Some simple R code to demonstrate:
data(mtcars)
# full model, with all control variables
fullmod = lm(mpg ~ wt + vs + gear + am, mtcars)
coef(mod)[2]
> wt
> -3.786
# regress y on controls and x on controls, extract residuals
eps_y = lm(mpg ~ vs + gear + am, mtcars)$residuals
eps_x = lm(wt ~ vs + gear + am, mtcars)$residuals
# regress epsilon_y on epsilon_x, see the coef is the same as above
coef(lm(eps_y ~ eps_x))[2]
> eps_y
> -3.786
# make added variable plot
library(ggplot2)
qplot(x = eps_x, y = eps_y) +
geom_smooth(method = "lm", colour = "black", se= FALSE) +
geom_smooth(method = "loess", colour = "red", se = FALSE)
Best Answer
You still need to have a function or functions of the original variable(s) that the response is linear in.
You're correct that linear regression is linear in the coefficients, but then it's equally linear in the things the coefficients are multiplied by. (Where here we're talking in the sense of a linear map, rather than "has a straight-line relationship", though the two are related concepts when you have a constant term included in the predictors.)
For multiple regression we write $E(Y|\mathbf{x})= X\beta$, where $X$ is the matrix of variables as actually supplied to the regression (and the constant).
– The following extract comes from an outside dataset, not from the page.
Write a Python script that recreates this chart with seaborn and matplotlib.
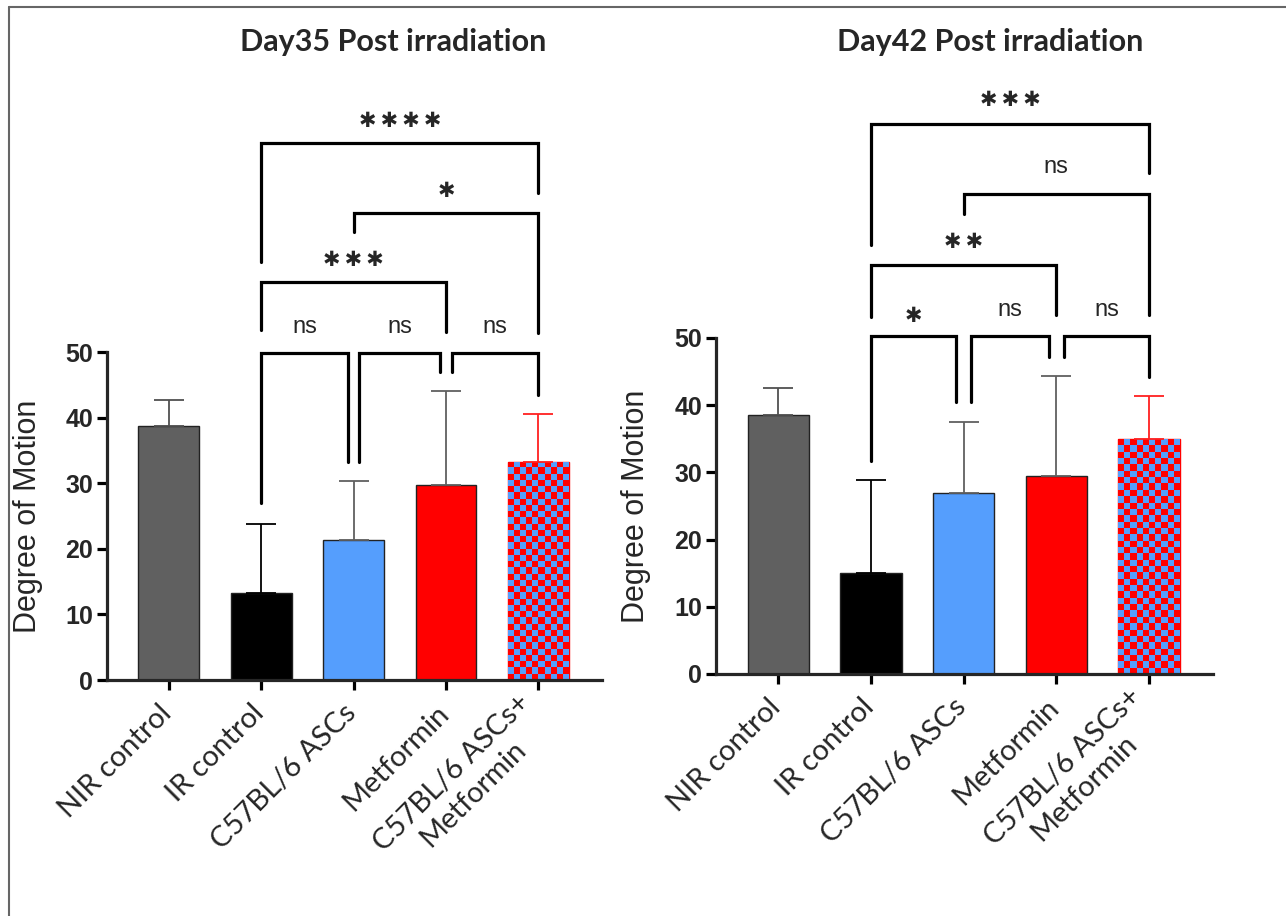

This is linear in $\beta$ but it's equally linear in the columns of $X$.
In the case of simple regression, if for example you can write an equation $Y = \beta_0+\beta_1 t(x) + \epsilon$, or $E(Y|x)=\beta_0+\beta_1 t(x)$ that's linear in the supplied variables $(1,x^*)$, where $x^*=t(x)$.
If you know a $t(x)$ to supply to the regression, that means you don't need to have a straight-line relationship between $y$ and $x$, but there's still a linear relationship.
There's a variety of approaches that will model nonlinear relationships with linear equations, including polynomials, various kinds of regression splines, trigonometric functions, and so forth, that can have this property of still being (multiple) linear regression models.